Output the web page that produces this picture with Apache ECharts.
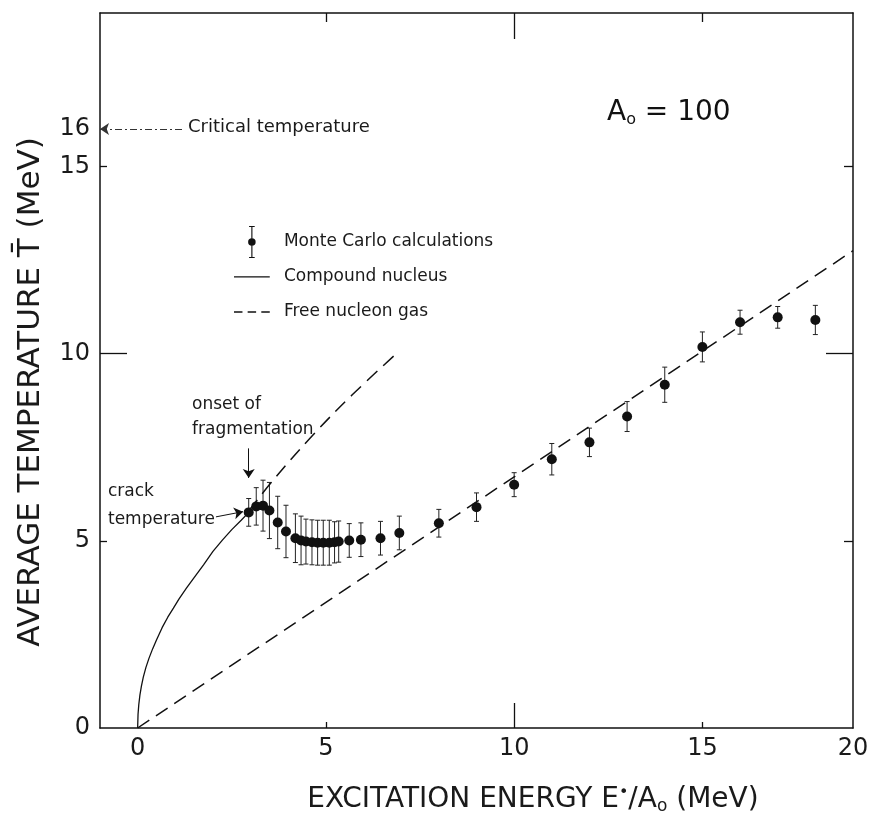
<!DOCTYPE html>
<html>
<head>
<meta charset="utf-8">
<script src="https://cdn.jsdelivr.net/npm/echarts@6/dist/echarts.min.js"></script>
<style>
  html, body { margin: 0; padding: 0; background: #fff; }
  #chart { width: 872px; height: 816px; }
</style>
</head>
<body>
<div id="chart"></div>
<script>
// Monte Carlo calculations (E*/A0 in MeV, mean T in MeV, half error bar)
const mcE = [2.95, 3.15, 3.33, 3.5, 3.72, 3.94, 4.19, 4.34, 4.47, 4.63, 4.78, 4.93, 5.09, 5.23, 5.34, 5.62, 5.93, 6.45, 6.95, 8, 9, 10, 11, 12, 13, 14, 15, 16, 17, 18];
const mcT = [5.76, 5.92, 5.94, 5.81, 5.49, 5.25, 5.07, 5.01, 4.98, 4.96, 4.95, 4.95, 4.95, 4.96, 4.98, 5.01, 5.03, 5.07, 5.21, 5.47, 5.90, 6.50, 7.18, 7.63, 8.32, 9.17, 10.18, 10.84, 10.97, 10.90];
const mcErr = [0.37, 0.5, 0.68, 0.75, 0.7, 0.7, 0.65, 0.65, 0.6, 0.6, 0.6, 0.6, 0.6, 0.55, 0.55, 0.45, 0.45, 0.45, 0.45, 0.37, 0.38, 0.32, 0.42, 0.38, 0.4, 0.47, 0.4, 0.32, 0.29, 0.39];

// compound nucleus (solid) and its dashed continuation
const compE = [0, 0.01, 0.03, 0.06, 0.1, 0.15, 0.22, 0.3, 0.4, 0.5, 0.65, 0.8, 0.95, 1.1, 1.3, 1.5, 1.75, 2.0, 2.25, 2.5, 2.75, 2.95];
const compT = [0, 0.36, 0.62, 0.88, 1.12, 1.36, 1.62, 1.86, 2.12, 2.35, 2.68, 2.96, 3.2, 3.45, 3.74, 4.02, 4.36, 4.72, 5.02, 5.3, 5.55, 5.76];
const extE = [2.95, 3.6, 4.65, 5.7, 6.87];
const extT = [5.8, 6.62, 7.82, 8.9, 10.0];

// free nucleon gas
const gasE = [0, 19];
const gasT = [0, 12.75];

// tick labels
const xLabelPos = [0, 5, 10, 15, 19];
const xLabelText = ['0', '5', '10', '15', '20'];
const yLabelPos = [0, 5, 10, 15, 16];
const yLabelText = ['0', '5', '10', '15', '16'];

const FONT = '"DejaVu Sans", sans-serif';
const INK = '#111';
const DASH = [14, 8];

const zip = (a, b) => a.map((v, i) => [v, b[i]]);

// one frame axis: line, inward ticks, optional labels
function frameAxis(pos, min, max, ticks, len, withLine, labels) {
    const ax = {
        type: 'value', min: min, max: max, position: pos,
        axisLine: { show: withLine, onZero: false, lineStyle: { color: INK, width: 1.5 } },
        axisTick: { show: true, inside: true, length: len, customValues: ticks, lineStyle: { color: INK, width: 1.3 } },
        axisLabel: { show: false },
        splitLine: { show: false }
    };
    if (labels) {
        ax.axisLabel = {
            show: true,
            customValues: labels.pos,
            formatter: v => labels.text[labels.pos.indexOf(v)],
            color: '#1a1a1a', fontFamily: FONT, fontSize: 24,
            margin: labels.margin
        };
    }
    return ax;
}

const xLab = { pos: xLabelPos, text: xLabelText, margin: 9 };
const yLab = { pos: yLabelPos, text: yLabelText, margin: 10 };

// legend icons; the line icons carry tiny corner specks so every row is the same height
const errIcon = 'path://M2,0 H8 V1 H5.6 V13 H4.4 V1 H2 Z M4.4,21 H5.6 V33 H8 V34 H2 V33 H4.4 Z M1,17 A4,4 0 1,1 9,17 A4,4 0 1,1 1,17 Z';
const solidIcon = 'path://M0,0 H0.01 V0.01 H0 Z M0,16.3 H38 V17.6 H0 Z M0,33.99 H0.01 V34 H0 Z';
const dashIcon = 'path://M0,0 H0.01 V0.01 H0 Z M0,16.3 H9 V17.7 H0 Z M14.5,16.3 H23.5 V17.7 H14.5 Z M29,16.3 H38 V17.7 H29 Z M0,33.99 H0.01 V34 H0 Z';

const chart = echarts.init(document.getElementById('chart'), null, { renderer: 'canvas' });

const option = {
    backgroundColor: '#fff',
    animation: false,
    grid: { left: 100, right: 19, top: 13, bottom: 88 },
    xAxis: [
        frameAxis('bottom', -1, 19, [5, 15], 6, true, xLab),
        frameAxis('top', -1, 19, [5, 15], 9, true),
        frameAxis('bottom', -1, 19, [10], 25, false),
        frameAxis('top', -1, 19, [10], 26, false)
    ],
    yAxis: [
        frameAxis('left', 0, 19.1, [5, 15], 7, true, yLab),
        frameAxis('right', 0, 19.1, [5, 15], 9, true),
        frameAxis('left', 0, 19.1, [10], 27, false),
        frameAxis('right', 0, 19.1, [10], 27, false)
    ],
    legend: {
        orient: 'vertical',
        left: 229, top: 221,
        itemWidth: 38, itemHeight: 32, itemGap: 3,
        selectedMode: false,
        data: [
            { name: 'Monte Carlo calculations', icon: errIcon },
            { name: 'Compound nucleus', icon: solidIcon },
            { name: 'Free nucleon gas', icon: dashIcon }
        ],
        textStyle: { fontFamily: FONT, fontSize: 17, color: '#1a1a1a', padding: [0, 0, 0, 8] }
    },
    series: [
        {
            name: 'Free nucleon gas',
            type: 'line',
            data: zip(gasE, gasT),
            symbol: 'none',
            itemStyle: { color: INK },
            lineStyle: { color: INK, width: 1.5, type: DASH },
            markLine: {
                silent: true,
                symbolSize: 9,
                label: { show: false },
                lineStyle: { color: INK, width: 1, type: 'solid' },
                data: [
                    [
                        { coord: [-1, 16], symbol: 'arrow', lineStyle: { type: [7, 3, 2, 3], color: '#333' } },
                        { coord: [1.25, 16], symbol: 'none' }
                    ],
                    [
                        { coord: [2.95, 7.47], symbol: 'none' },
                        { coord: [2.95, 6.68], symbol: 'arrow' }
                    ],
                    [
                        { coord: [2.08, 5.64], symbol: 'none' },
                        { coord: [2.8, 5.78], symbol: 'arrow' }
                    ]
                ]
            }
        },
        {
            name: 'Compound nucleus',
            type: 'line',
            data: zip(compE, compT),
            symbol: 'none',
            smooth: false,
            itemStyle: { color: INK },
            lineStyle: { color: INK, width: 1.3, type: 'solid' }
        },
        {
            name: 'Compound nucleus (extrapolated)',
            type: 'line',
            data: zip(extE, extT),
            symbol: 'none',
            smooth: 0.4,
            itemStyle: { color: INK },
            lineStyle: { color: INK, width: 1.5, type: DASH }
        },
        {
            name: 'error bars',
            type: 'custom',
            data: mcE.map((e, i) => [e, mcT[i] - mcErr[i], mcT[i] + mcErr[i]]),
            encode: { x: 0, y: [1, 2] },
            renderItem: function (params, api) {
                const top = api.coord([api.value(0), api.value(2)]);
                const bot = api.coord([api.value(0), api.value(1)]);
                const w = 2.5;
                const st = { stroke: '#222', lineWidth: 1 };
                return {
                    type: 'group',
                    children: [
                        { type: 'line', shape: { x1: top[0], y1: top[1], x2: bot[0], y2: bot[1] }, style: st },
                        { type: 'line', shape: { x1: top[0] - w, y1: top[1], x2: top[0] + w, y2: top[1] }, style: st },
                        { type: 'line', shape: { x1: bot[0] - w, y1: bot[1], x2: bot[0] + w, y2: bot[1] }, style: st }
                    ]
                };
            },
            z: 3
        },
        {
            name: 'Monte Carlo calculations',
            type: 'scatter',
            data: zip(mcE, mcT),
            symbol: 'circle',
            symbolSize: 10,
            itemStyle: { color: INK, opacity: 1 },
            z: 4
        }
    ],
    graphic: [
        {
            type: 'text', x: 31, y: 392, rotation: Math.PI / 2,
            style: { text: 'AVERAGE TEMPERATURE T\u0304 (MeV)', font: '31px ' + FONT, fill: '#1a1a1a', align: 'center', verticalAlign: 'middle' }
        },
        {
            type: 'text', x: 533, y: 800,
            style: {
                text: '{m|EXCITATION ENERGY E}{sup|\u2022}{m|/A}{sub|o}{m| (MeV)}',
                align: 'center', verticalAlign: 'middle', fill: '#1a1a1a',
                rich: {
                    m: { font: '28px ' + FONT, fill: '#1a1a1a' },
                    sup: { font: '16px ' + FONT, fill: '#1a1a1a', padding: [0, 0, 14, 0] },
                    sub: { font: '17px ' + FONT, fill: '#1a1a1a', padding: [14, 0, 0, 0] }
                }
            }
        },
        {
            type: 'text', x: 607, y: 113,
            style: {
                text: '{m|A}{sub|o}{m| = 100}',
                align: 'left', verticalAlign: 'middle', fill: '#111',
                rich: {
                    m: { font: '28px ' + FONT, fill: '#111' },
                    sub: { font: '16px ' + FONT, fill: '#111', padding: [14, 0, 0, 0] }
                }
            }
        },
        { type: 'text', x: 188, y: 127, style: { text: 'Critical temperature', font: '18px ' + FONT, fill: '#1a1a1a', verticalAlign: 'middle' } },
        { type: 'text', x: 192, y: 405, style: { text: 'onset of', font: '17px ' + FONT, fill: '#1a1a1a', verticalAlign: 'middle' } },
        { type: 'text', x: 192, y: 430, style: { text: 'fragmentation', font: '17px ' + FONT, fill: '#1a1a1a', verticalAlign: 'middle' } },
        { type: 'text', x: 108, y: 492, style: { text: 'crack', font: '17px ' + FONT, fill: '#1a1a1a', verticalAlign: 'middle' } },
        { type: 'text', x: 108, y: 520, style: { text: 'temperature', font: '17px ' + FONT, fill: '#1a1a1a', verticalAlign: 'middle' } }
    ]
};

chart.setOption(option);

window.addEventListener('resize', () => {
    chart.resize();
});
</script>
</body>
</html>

^^^^^^^^^^^^^^^^

→ Given request
Repeat the lines above, starting at the first and stopping after the line that holds "const zip = (a, b)", with the pictures left out.

→ Solution for this problem
Output the web page that produces this picture with Apache ECharts.
<!DOCTYPE html>
<html>
<head>
<meta charset="utf-8">
<script src="https://cdn.jsdelivr.net/npm/echarts@6/dist/echarts.min.js"></script>
<style>
  html, body { margin: 0; padding: 0; background: #fff; }
  #chart { width: 872px; height: 816px; }
</style>
</head>
<body>
<div id="chart"></div>
<script>
// Monte Carlo calculations (E*/A0 in MeV, mean T in MeV, half error bar)
const mcE = [2.95, 3.15, 3.33, 3.5, 3.72, 3.94, 4.19, 4.34, 4.47, 4.63, 4.78, 4.93, 5.09, 5.23, 5.34, 5.62, 5.93, 6.45, 6.95, 8, 9, 10, 11, 12, 13, 14, 15, 16, 17, 18];
const mcT = [5.76, 5.92, 5.94, 5.81, 5.49, 5.25, 5.07, 5.01, 4.98, 4.96, 4.95, 4.95, 4.95, 4.96, 4.98, 5.01, 5.03, 5.07, 5.21, 5.47, 5.90, 6.50, 7.18, 7.63, 8.32, 9.17, 10.18, 10.84, 10.97, 10.90];
const mcErr = [0.37, 0.5, 0.68, 0.75, 0.7, 0.7, 0.65, 0.65, 0.6, 0.6, 0.6, 0.6, 0.6, 0.55, 0.55, 0.45, 0.45, 0.45, 0.45, 0.37, 0.38, 0.32, 0.42, 0.38, 0.4, 0.47, 0.4, 0.32, 0.29, 0.39];

// compound nucleus (solid) and its dashed continuation
const compE = [0, 0.01, 0.03, 0.06, 0.1, 0.15, 0.22, 0.3, 0.4, 0.5, 0.65, 0.8, 0.95, 1.1, 1.3, 1.5, 1.75, 2.0, 2.25, 2.5, 2.75, 2.95];
const compT = [0, 0.36, 0.62, 0.88, 1.12, 1.36, 1.62, 1.86, 2.12, 2.35, 2.68, 2.96, 3.2, 3.45, 3.74, 4.02, 4.36, 4.72, 5.02, 5.3, 5.55, 5.76];
const extE = [2.95, 3.6, 4.65, 5.7, 6.87];
const extT = [5.8, 6.62, 7.82, 8.9, 10.0];

// free nucleon gas
const gasE = [0, 19];
const gasT = [0, 12.75];

// tick labels
const xLabelPos = [0, 5, 10, 15, 19];
const xLabelText = ['0', '5', '10', '15', '20'];
const yLabelPos = [0, 5, 10, 15, 16];
const yLabelText = ['0', '5', '10', '15', '16'];

const FONT = '"DejaVu Sans", sans-serif';
const INK = '#111';
const DASH = [14, 8];

const zip = (a, b) => a.map((v, i) => [v, b[i]]);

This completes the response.